- [EXERCISE DETAILS]: Retype every line from the start of the entries below down to the line with "phase_name_pos = [149, 263, 383]", both ends included; skip the pictures.

[start SUPPLIED ENTRIES]

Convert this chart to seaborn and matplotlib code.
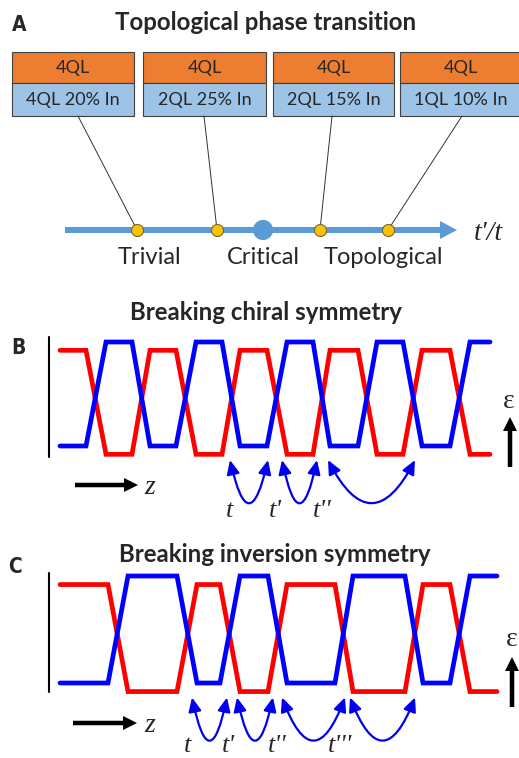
import numpy as np
import pandas as pd
import seaborn as sns
import matplotlib.pyplot as plt
from matplotlib.patches import Rectangle, FancyArrowPatch, ArrowStyle

# ---- данные ----
# панель A: образцы (верхний / нижний слой) и фазовая ось
layer_top = ["4QL", "4QL", "4QL", "4QL"]
layer_bottom = ["4QL 20% In", "2QL 25% In", "2QL 15% In", "1QL 10% In"]
sample_pos = [137, 217, 320, 388]        # положение образцов на оси t'/t
critical_pos = 263
phase_names = ["Trivial", "Critical", "Topological"]
phase_name_pos = [149, 263, 383]

# панель B: узлы ломаной и уровни (красная зона; синяя = зеркальная)
b_knots = [60, 86, 106, 132, 150, 176, 196, 222, 240, 267,
           287, 313, 330, 358, 377, 403, 422, 450, 470, 490]
b_red = [1, 1, -1, -1, 1, 1, -1, -1, 1, 1,
         -1, -1, 1, 1, -1, -1, 1, 1, -1, -1]
b_hops = [(230, 268), (282, 317), (328, 415)]
b_hop_labels = ["t", "t'", "t''"]
b_label_x = [230, 275, 322]

# панель C
c_knots = [60, 108, 128, 177, 197, 220, 240, 268,
           287, 335, 353, 405, 423, 450, 470, 497]
c_red = [1, 1, -1, -1, 1, 1, -1, -1,
         1, 1, -1, -1, 1, 1, -1, -1]
c_hops = [(192, 227), (237, 273), (282, 345), (350, 415)]
c_hop_labels = ["t", "t'", "t''", "t'''"]
c_label_x = [188, 228, 277, 340]

red_offset = -0.16

W, H = 519, 758
ORANGE = "#ED7D31"
LIGHTBLUE = "#9DC3E6"
AXBLUE = "#5B9BD5"
YELLOW = "#FFC000"

sns.set_theme(style="white")
plt.rcParams['font.family'] = ['Lato', 'DejaVu Sans']

fig = plt.figure(figsize=(W / 100, H / 100), dpi=100)

# накладная ось в пикселях
ov = fig.add_axes([0, 0, 1, 1])
ov.set_xlim(0, W)
ov.set_ylim(H, 0)
ov.axis("off")

serif = dict(family="Liberation Serif", style="italic")
letter = dict(family="DejaVu Sans", weight="black", fontstretch="condensed", fontsize=15)

# ---- A ----
ov.text(19, 25, "A", ha="center", va="center", **letter)
ov.text(266, 30, "Topological phase transition", ha="center", va="baseline",
        fontsize=17.3, weight="bold")

box_left = [12, 143, 273, 400]
box_w = [122, 123, 121, 122]
anchor_x = [78, 204, 332, 462]
for i in range(4):
    ov.add_patch(Rectangle((box_left[i], 52), box_w[i], 31, facecolor=ORANGE,
                           edgecolor="#404040", lw=0.8))
    ov.add_patch(Rectangle((box_left[i], 83), box_w[i], 33, facecolor=LIGHTBLUE,
                           edgecolor="#404040", lw=0.8))
    cx = box_left[i] + box_w[i] / 2
    ov.text(cx, 68, layer_top[i], ha="center", va="center", fontsize=13)
    ov.text(cx, 100, layer_bottom[i], ha="center", va="center", fontsize=13)
    ov.plot([anchor_x[i], sample_pos[i]], [116, 230], color="#333333", lw=0.7)

ov.arrow(65, 230, 392, 0, width=6, head_width=18, head_length=17,
         length_includes_head=True, color=AXBLUE, lw=0)
sns.scatterplot(x=[critical_pos], y=[230], s=210, color=AXBLUE, edgecolor="none",
                ax=ov, zorder=5)
sns.scatterplot(x=sample_pos, y=[230] * len(sample_pos), s=75, color=YELLOW,
                edgecolor="#6b6b3a", linewidth=0.8, ax=ov, zorder=6)
for name, x in zip(phase_names, phase_name_pos):
    ov.text(x, 258, name, ha="center", va="center", fontsize=17)
ov.text(488, 234, "t'/t", ha="center", va="center", fontsize=20, **serif)


# ---- B, C: волноводы ----
def wave_panel(center, scale, knots, red, hops, labels, label_x, label_y):
    top, bottom = center - 110, center + 130
    ax = fig.add_axes([0, 1 - bottom / H, 1, (bottom - top) / H])
    ax.set_xlim(0, W)
    ax.set_ylim(-130 / scale, 110 / scale)
    ax.axis("off")
    df = pd.DataFrame({"z": knots,
                       "red": np.array(red) + red_offset,
                       "blue": -np.array(red, dtype=float)})
    sns.lineplot(data=df, x="z", y="red", sort=False, color="#FF0000", lw=3.4,
                 ax=ax, solid_joinstyle="miter")
    sns.lineplot(data=df, x="z", y="blue", sort=False, color="#0000FF", lw=3.4,
                 ax=ax, solid_joinstyle="miter")
    tip = -1.27
    for (x1, x2) in hops:
        rad = 2 * 42 / (x2 - x1)
        ax.add_patch(FancyArrowPatch((x1, tip), (x2, tip),
                                     connectionstyle=f"arc3,rad={rad}",
                                     arrowstyle=ArrowStyle("<|-|>", head_length=0.7, head_width=0.32),
                                     mutation_scale=12, color="#0000EE", lw=1.6,
                                     shrinkA=0, shrinkB=0))
    for lab, x in zip(labels, label_x):
        ax.text(x, label_y, lab, ha="center", va="center", fontsize=19,
                clip_on=False, **serif)
    return ax


axb = wave_panel(394, 52, b_knots, b_red, b_hops, b_hop_labels, b_label_x, -2.25)
axc = wave_panel(629.5, 53.5, c_knots, c_red, c_hops, c_hop_labels, c_label_x, -2.18)

# B оформление
ov.text(18, 348, "B", ha="center", va="center", **letter)
ov.text(266, 320, "Breaking chiral symmetry", ha="center", va="baseline",
        fontsize=17.3, weight="bold")
ov.plot([49, 49], [337, 457], color="black", lw=1.5)
ov.arrow(75, 485, 63, 0, width=4.5, head_width=14, head_length=14,
         length_includes_head=True, color="black", lw=0)
ov.text(150, 487, "z", ha="center", va="center", fontsize=20, **serif)
ov.arrow(510, 467, 0, -50, width=4.5, head_width=14, head_length=14,
         length_includes_head=True, color="black", lw=0)
ov.text(509, 402, "ε", ha="center", va="center", fontsize=20,
        family="Liberation Serif")

# C оформление
ov.text(15, 567, "C", ha="center", va="center", **letter)
ov.text(275, 562, "Breaking inversion symmetry", ha="center", va="baseline",
        fontsize=17.3, weight="bold")
ov.plot([49, 49], [573, 692], color="black", lw=1.5)
ov.arrow(73, 723, 64, 0, width=4.5, head_width=14, head_length=14,
         length_includes_head=True, color="black", lw=0)
ov.text(150, 725, "z", ha="center", va="center", fontsize=20, **serif)
ov.arrow(512, 707, 0, -50, width=4.5, head_width=14, head_length=14,
         length_includes_head=True, color="black", lw=0)
ov.text(512, 640, "ε", ha="center", va="center", fontsize=20,
        family="Liberation Serif")

fig.savefig("out.png", dpi=100)
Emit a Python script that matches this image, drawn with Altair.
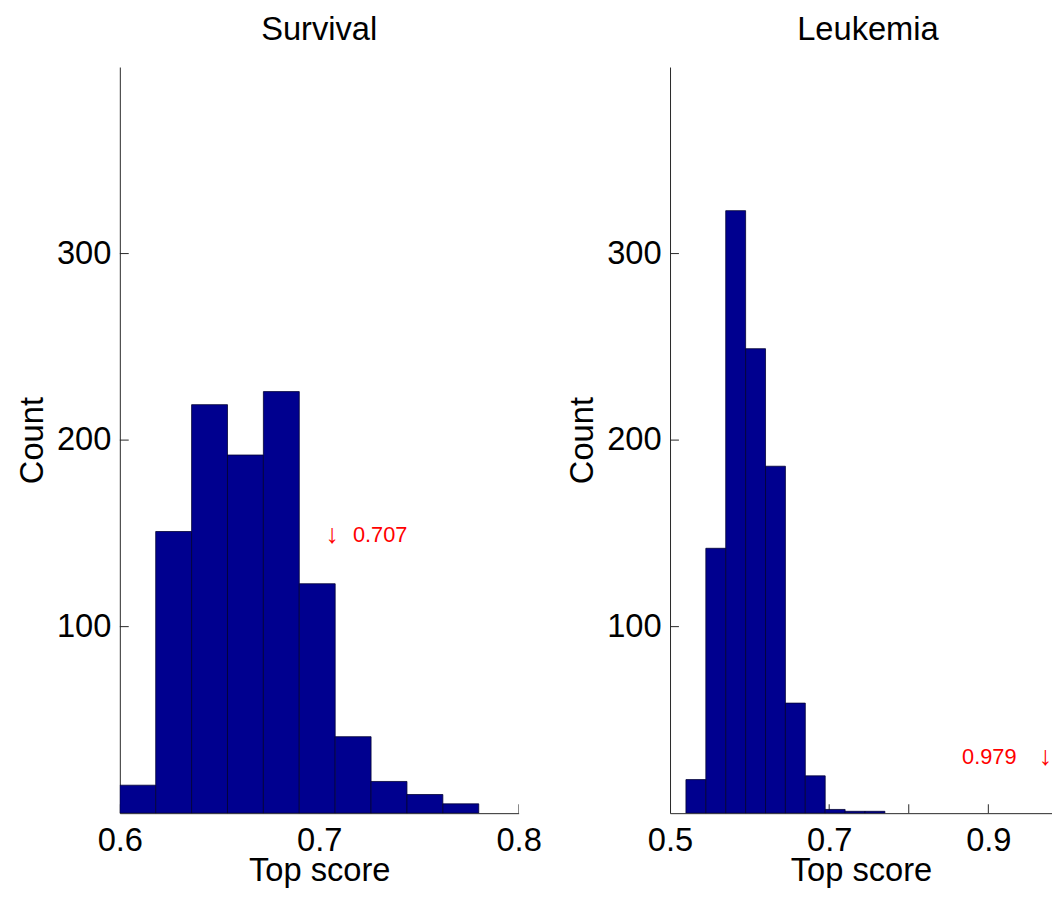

[end SUPPLIED ENTRIES]

- [RESPONSE TO THIS EXERCISE]:
Convert this chart to seaborn and matplotlib code.
import numpy as np
import pandas as pd
import seaborn as sns
import matplotlib.pyplot as plt
from matplotlib.patches import Rectangle, FancyArrowPatch, ArrowStyle

# ---- данные ----
# панель A: образцы (верхний / нижний слой) и фазовая ось
layer_top = ["4QL", "4QL", "4QL", "4QL"]
layer_bottom = ["4QL 20% In", "2QL 25% In", "2QL 15% In", "1QL 10% In"]
sample_pos = [137, 217, 320, 388]        # положение образцов на оси t'/t
critical_pos = 263
phase_names = ["Trivial", "Critical", "Topological"]
phase_name_pos = [149, 263, 383]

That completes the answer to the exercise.